Dig Into Your Analytics
It’s the first place I always go. Analytics. It’s Sutton’s Law; “Because that’s where all the data is.” Start looking into content bounce rates and conversion rates for organic, for paid search, for social campaigns.
- Are there ways to shape up this page’s content?
- Are there ways to make conversion points more forward and obvious to users?
- Start looking at conversion funnels on the website. Is there a step that could be whipped into better shape to cut down on abandons and push through more conversions?
- Are you looking at geo-regional?
- Is there a section(s) of the country/countries that convert better than the rest and is there a way to capitalize even more? Is there a weak part that could benefit from a targeted campaign?
Even though we should all be doing this all the time, we all get caught up in the status quo. It’s the perfect opportunity to introduce some more specialized reports with some convincing metrics to suggest some unique projects or content building to help avoid and breakout of the dead zone.
Depending on the client, this might be the time to show some of the downtrending metrics. We try to minimize their appearance in performance and strategic reviews. However, when you’re in the dead zone, this is the perfect time to help jostle the situation and create action. Again, use this cautiously and only if you know the client well enough to know they will respond to this.
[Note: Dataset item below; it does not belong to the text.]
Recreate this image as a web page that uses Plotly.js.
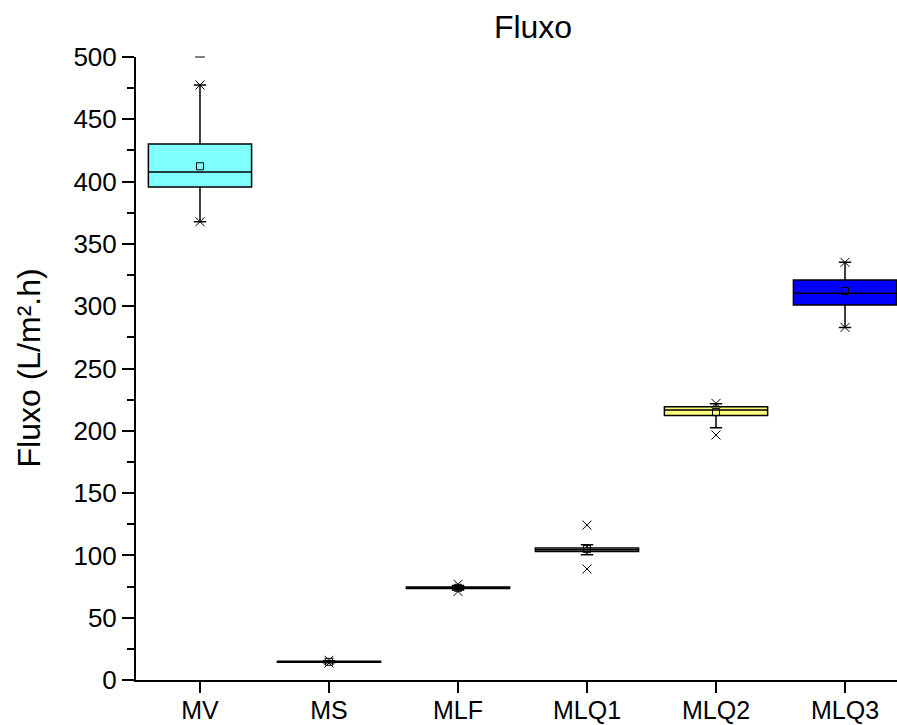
<!DOCTYPE html>
<html>
<head>
<meta charset="utf-8">
<script src="https://cdn.plot.ly/plotly-3.0.1.min.js"></script>
<style>html,body{margin:0;padding:0;background:#fff;} #chart{width:897px;height:725px;}</style>
</head>
<body>
<div id="chart"></div>
<script>
// Data
var categories = ['MV', 'MS', 'MLF', 'MLQ1', 'MLQ2', 'MLQ3'];
var q1Vals = [395.7, 14.2, 73.4, 103.2, 212.3, 301.0];
var medianVals = [407.7, 14.6, 74.0, 104.5, 216.7, 310.3];
var q3Vals = [430.2, 15.0, 74.6, 105.9, 219.4, 321.0];
var lowerWhisker = [367.8, 13.8, 72.2, 100.5, 202.5, 283.0];
var upperWhisker = [477.5, 15.4, 75.8, 108.5, 221.7, 335.2];
var meanVals = [412.3, 14.6, 74.0, 105.0, 215.0, 312.2];
var p1Vals = [367.8, 13.6, 71.0, 89.1, 196.6, 283.0];
var p99Vals = [477.5, 15.8, 76.8, 124.3, 222.0, 335.2];
var maxMarks = [500.0, null, null, null, null, null];
var boxColors = ['#80FFFF', '#FFFFFF', '#FFFFFF', '#FFFFFF', '#FFFF80', '#0000FF'];
var yTickVals = [0, 50, 100, 150, 200, 250, 300, 350, 400, 450, 500];

var FONT = 'Arial, "Liberation Sans", sans-serif';
var traces = [];
for (var i = 0; i < categories.length; i++) {
  traces.push({
    type: 'box',
    x: [categories[i]],
    q1: [q1Vals[i]],
    median: [medianVals[i]],
    q3: [q3Vals[i]],
    lowerfence: [lowerWhisker[i]],
    upperfence: [upperWhisker[i]],
    width: 0.8,
    whiskerwidth: 0.12,
    fillcolor: boxColors[i],
    line: {color: '#000000', width: 1.5},
    boxpoints: false,
    hoverinfo: 'skip',
    showlegend: false
  });
}
traces.push({
  type: 'scatter', mode: 'markers', x: categories, y: meanVals,
  marker: {symbol: 'square-open', size: 7, color: '#000000', line: {width: 1, color: '#000000'}},
  cliponaxis: false, showlegend: false, hoverinfo: 'skip'
});
traces.push({
  type: 'scatter', mode: 'markers', x: categories.concat(categories), y: p1Vals.concat(p99Vals),
  marker: {symbol: 'x-thin-open', size: 9, color: '#000000', line: {width: 1, color: '#000000'}},
  cliponaxis: false, showlegend: false, hoverinfo: 'skip'
});
traces.push({
  type: 'scatter', mode: 'markers', x: categories, y: maxMarks,
  marker: {symbol: 'line-ew-open', size: 7, color: '#000000', line: {width: 1, color: '#000000'}},
  cliponaxis: false, showlegend: false, hoverinfo: 'skip'
});

var layout = {
  width: 897, height: 725,
  paper_bgcolor: '#ffffff', plot_bgcolor: '#ffffff',
  margin: {l: 136, r: 0, t: 57, b: 45, pad: 0},
  font: {family: FONT, color: '#000000', size: 26},
  title: {text: 'Fluxo', font: {family: FONT, size: 32, color: '#000000'},
          xref: 'paper', x: 0.5217, xanchor: 'center', yref: 'container', y: 1 - 27/725, yanchor: 'middle'},
  xaxis: {
    type: 'category', categoryorder: 'array', categoryarray: categories,
    range: [-0.496, 5.403],
    showline: true, linewidth: 2, linecolor: '#000000',
    ticks: 'outside', ticklen: 11, tickwidth: 2, tickcolor: '#000000',
    ticklabelstandoff: -4,
    showgrid: false, zeroline: false,
    tickfont: {family: FONT, size: 25, color: '#000000'}
  },
  yaxis: {
    range: [0, 500],
    tickvals: yTickVals, ticktext: yTickVals.map(String),
    showline: true, linewidth: 2, linecolor: '#000000',
    ticks: 'outside', ticklen: 12, tickwidth: 2, tickcolor: '#000000',
    minor: {dtick: 25, tick0: 0, ticks: 'outside', ticklen: 7, tickwidth: 2, tickcolor: '#000000', showgrid: false},
    showgrid: false, zeroline: false,
    tickfont: {family: FONT, size: 26, color: '#000000'}
  },
  annotations: [{
    text: 'Fluxo (L/m².h)', xref: 'paper', yref: 'paper',
    x: (28 - 136) / 761, y: 0.5, xanchor: 'center', yanchor: 'middle',
    textangle: -90, showarrow: false,
    font: {family: FONT, size: 32, color: '#000000'}
  }]
};

Plotly.newPlot('chart', traces, layout, {staticPlot: true, displayModeBar: false});
</script>
</body>
</html>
Sometimes all it takes is for clients to see that a competitor is getting the best of them. Perhaps a competitor is running a slick email marketing campaign, created a series of new landing pages, or started a new social media marketing campaign.
Showing clients that people in their market place and vertical are innovating and creating original work. Monkey See. Monkey Do. It’s clearly an ego-play, but it might be the shove needed to get moving in a new direction.
One Idea Every Month
A good idea can go a long way. Each month write down one great idea that your client could implement to improve one aspect of their online/search marketing. It doesn’t matter how small it is, how big and complex it is. This way no matter when you meet to review strategy and progress with your clients (be it 3 months, 6 months, etc) you’ll have a few great ideas you can present to your client.
You never know when lightening will strike. And, more importantly, if you keep presenting new ideas and directions, it’s likely to keep subtly impressing upon your client the need to break out of the box.
A Note of Caution
You have to know you’re clients well enough to know which one of these tips will push the scale in your favor. You’ve got to know when to push and when to be subtle. Employing these strategies may still leave you in dead zone with clients, but in the end, you know that you did everything you could to rectify it.